What is it about Britain and the Nazis? Simon Jenkins was asking in the Guardian at the same time. Why do Brits bang on about the Third Reich almost seven decades after the end of the Second World War? Last year 700 new books with Hitler in the title were published in the UK, and every tabloid editor knows that a newspaper’s daily sales can be increased by 10-15% simply by printing the dictator’s name on the front page. ‘Only insecure nations should rely on creating or memorialising “necessary enemies”,’ wrote Jenkins. ‘It is surely time to consign the Nazis not to oblivion but at least to history.’

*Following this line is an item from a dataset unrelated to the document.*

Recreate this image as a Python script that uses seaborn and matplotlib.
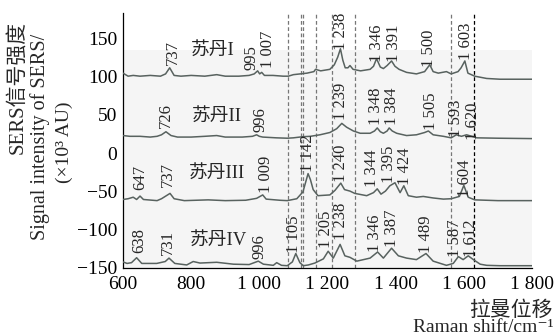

Meanwhile at the Cheltenham Literature Festival, the gifted historian Ian Kershaw was speaking of Germany leading ‘the way at facing up to shameful past’. He noted the transformation of German attitudes to the Nazi years, with a new generation grappling with the darkest episode in their history ‘in ways that we (the British) haven’t’. German historians today stress the collective culpability of the German people for the events of the 1930s and 1940s, he explained. They acknowledge that the truth is more complicated, and onerous, than the traditional view – as expressed by Thomas Mann – that the Second World War was ‘a crime committed against the German people by its leaders’.
Kershaw spoke of young Germans – in both age and attitude -- taking a much more critical look at the older generation. ‘It’s very impressive. Have we reached the point where this is history, like the French Revolution or the Reformation?’ he asked the Cheltenham audience. ‘No, we haven’t. It’s still too raw. But at the same time, they have faced up to it. They have grappled with it in ways that we haven’t. I think the Empire to us is a different matter to the Holocaust to them, but nonetheless, they have grappled with it.’

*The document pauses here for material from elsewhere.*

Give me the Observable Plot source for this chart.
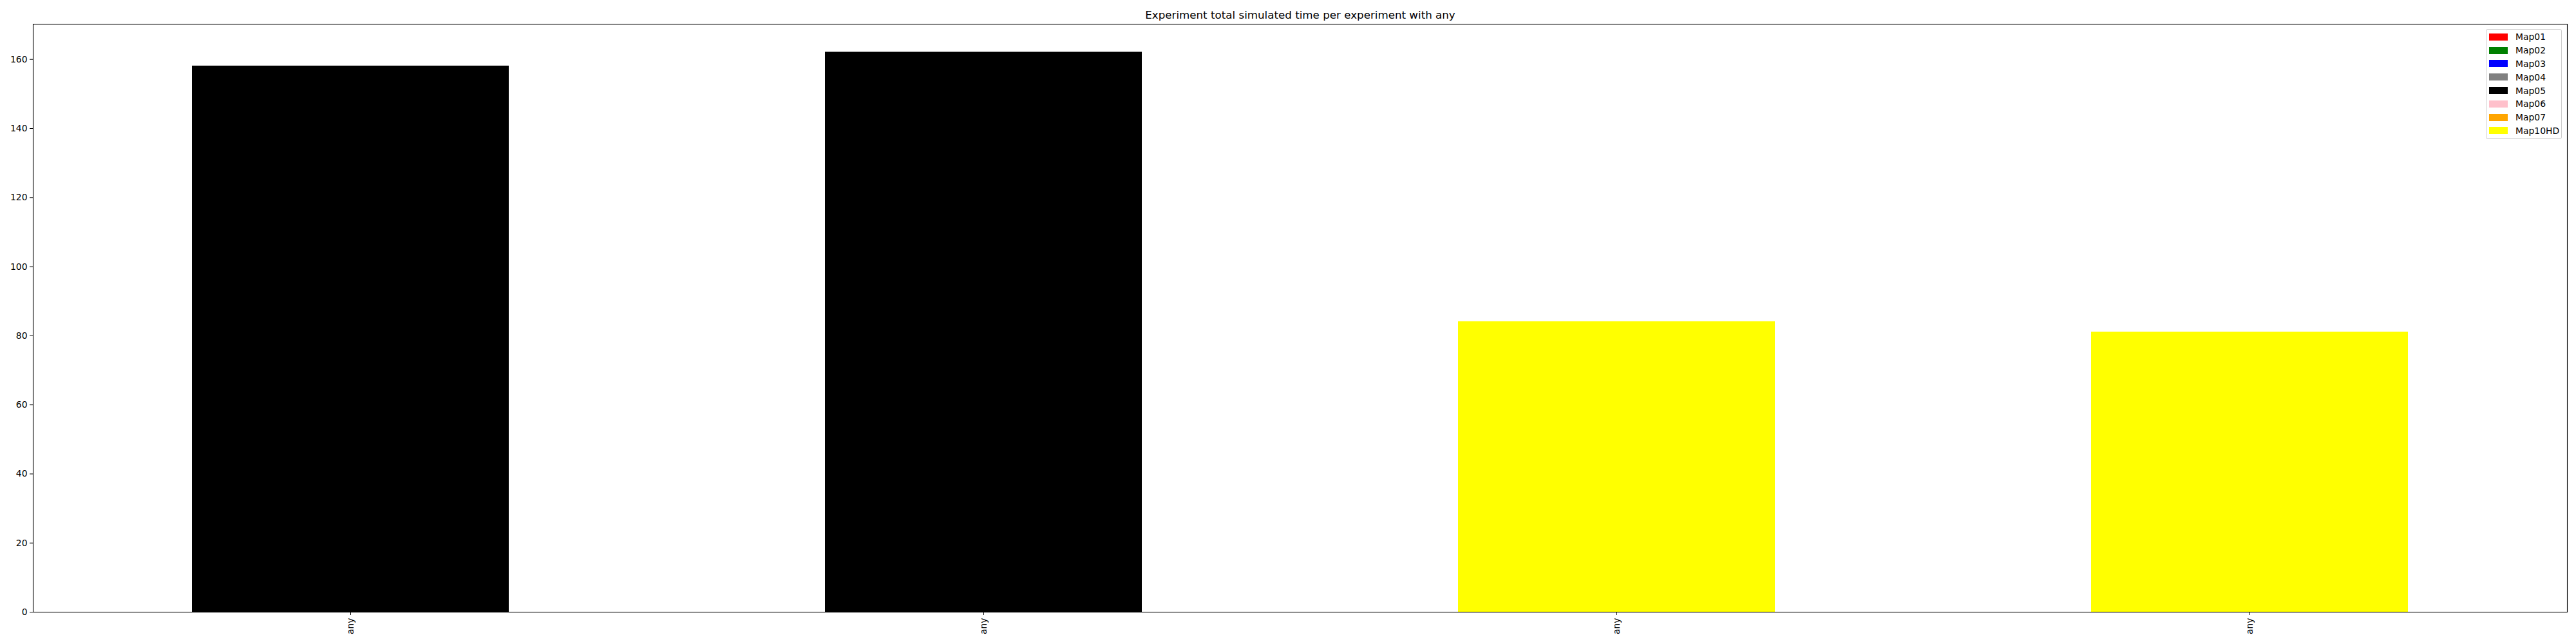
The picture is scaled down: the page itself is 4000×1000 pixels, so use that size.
<!DOCTYPE html>
<html>
<head>
<meta charset="utf-8">
<script src="https://cdn.jsdelivr.net/npm/d3@7"></script>
<script src="https://cdn.jsdelivr.net/npm/@observablehq/plot@0.6"></script>
<style>
  html, body { margin: 0; padding: 0; background: white; }
  #wrap { position: relative; width: 4000px; height: 1000px; font-family: "DejaVu Sans", sans-serif; }
  #legend { position: absolute; left: 3860px; top: 45px; width: 118px; height: 171px; box-sizing: border-box;
            border: 1px solid #cccccc; border-radius: 3px; background: rgba(255,255,255,0.8); padding-top: 1px; }
  .row { height: 20.8px; display: flex; align-items: center; font-size: 13.9px; color: #000; }
  .sw { width: 29px; height: 11px; margin-left: 4px; margin-right: 12px; }
</style>
</head>
<body>
<div id="wrap"></div>
<script>
const titleText = "Experiment total simulated time per experiment with any";
const experiments = ["any", "any", "any", "any"];
const experimentMaps = ["Map05", "Map05", "Map10HD", "Map10HD"];
const experimentValues = [158.1, 162.1, 84.1, 81.1];
const mapNames = ["Map01", "Map02", "Map03", "Map04", "Map05", "Map06", "Map07", "Map10HD"];
const mapColors = ["#ff0000", "#008000", "#0000ff", "#808080", "#000000", "#ffc0cb", "#ffa500", "#ffff00"];
const yTicks = [0, 20, 40, 60, 80, 100, 120, 140, 160];

const data = experiments.map((e, i) => ({i, label: e, map: experimentMaps[i], value: experimentValues[i]}));

const chart = Plot.plot({
  width: 4000,
  height: 1000,
  marginLeft: 51,
  marginRight: 14,
  marginTop: 37,
  marginBottom: 50,
  style: {fontFamily: "DejaVu Sans, sans-serif", fontSize: "13.9px", background: "white", color: "black"},
  x: {type: "band", domain: data.map(d => d.i), paddingInner: 0.5, paddingOuter: 0.25, align: 0.5},
  y: {domain: [0, 170.2], nice: false},
  color: {domain: mapNames, range: mapColors},
  marks: [
    Plot.barY(data, {x: "i", y: "value", fill: "map", inset: 0}),
    Plot.frame({stroke: "black", strokeWidth: 1.1}),
    Plot.axisY({ticks: yTicks, tickSize: 5, tickPadding: 4, label: null, fontSize: 13.9}),
    Plot.axisX({tickSize: 5, tickPadding: 4, tickRotate: -90, label: null, fontSize: 13.9,
                tickFormat: i => experiments[i]}),
    Plot.text([titleText], {frameAnchor: "top", lineAnchor: "bottom", dy: -9, fontSize: 16.7, fill: "black"})
  ]
});

const wrap = document.getElementById("wrap");
wrap.appendChild(chart);

const legend = document.createElement("div");
legend.id = "legend";
mapNames.forEach((name, k) => {
  const row = document.createElement("div");
  row.className = "row";
  const sw = document.createElement("div");
  sw.className = "sw";
  sw.style.background = mapColors[k];
  const lab = document.createElement("span");
  lab.textContent = name;
  row.appendChild(sw);
  row.appendChild(lab);
  legend.appendChild(row);
});
wrap.appendChild(legend);
</script>
</body>
</html>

‘What I find really commendable is when you compare it to what’s gone on in other European countries and Japan,’ he went on. ‘In Japan there’s been absolutely no attempt to deal with the crimes of the Japanese in the 1940s. If you look at France and the Vichy regime or Spain and Franco, it’s only now that they are coming to terms with Franco in Spain. The Germans ... have faced up to the past rigorously in a way that few countries have done.’

As I have written before, Germany is open and dynamic today as a direct consequence of taking responsibility for its history. Just up the road from my apartment, next to the Brandenburg Gate, is the Holocaust Memorial, the undulating labyrinth of concrete plinths which commemorates the European Jews murdered during the Second World War. To the south stands Daniel Libeskind’s tortured Jewish Museum. On Genslerstrasse the former Hohenschönhausen Stasi prison chronicles the zeal of the iniquitous Ministry for State Security in controlling and repressing East Germans. I can’t imagine Russians sanctifying a former gulag as a memorial to the millions murdered by Stalin. Or for that matter Americans setting aside five acres of land in central Washington to acknowledge the napalming of civilians during the Vietnam War. Or London raising a monument in Trafalgar Square to the victims of the slave trade.

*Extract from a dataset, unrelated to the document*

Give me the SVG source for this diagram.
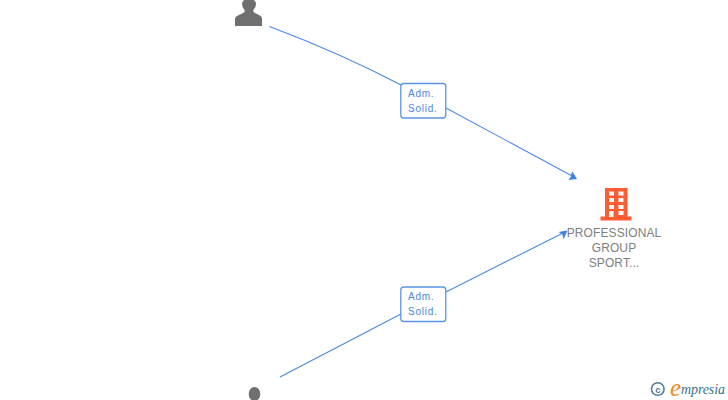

Modern Germany – in a courageous, humane and moving manner -- is subjecting itself to national psychoanalysis. This is a Freudian idea, that the repressed (or at least unspoken) will fester like a canker unless it is brought to the light. The insistence on memory – on facing the past -- is anciently Jewish, and now Western: the conviction that for the psychic health of a society its past atrocities must be unearthed and confessed, as a condition of healing.
As Germans have moved on so now must the British, leaving behind dated lampoons and playground stereotypes, and learning from the past.